To fulfill this mandate, it sought to issue security-printed certification and/or identification polyvinyl (PVC) cards to trainees who have passed the certification process.

Professional Video Inc. (PROVI) signed and executed the “Contract Agreement Project PVC ID Card issuance” for the provision of goods and services in the printing and encoding of the PVC cards. PROVI was to provide TESDA with the system and equipment compliant with the specifications defined in the proposal. In return, TESDA would pay PROVI a specified sum of money after TESDA’s acceptance of the contracted goods and services. PPOVI alleged that TESDA has still an outstanding balance and still remains unpaid.

TESDA claims that it entered the Contract Agreement and Addendum in the performance of its governmental function to develop and establish a national system of skills standardization, testing, and certification; in the performance of this governmental function, TESDA is immune from suit.

 ISSUE:

Can TESDA be sued without its consent?

RULING:

TESDA, as an agency of the State, cannot be sued without its consent. The rule that a state may not be sued without its consent is embodied in Section 3, Article XVI of the 1987 Constitution and has been an established principle that antedates this Constitution. It is as well a universally recognized principle of international law that exempts a state and its organs from the jurisdiction of another state.

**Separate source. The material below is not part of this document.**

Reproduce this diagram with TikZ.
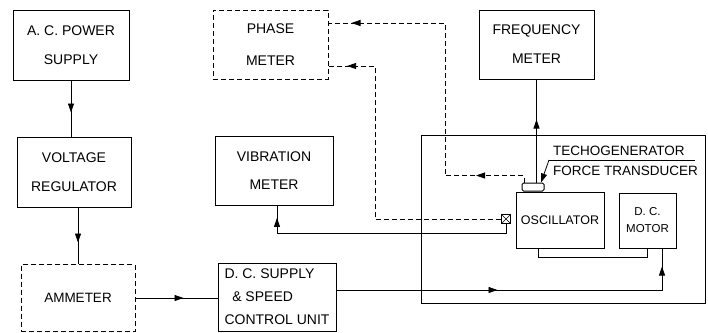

The principle is based on the very essence of sovereignty, and on the practical ground that there can be no legal right as against the authority that makes the law on which the right depends. It also rests on reasons of public policy. That public service would be hindered, and the public endangered, if the sovereign authority could be subjected to law suits at the instance of every citizen and, consequently, controlled in the uses and dispositions of the means required for the proper administration of the government.

The proscribed suit that the state immunity principle covers takes on various forms, namely: a suit against the Republic by name; a suit against an unincorporated government agency; a suit against a government agency covered by a charter with respect to the agencys performance of governmental functions; and a suit that on its face is against a government officer, but where the ultimate liability will fall on the government. In the present case, the writ of attachment was issued against a government agency covered by its own charter.

As discussed above, TESDA performs governmental functions, and the issuance of certifications is a task within its function of developing and establishing a system of skills standardization, testing, and certification in the country. From the perspective of this function, the core reason for the existence of state immunity applies i.e., the public policy reason that the performance of governmental function cannot be hindered or delayed by suits, nor can these suits control the use and disposition of the means for the performance of governmental functions.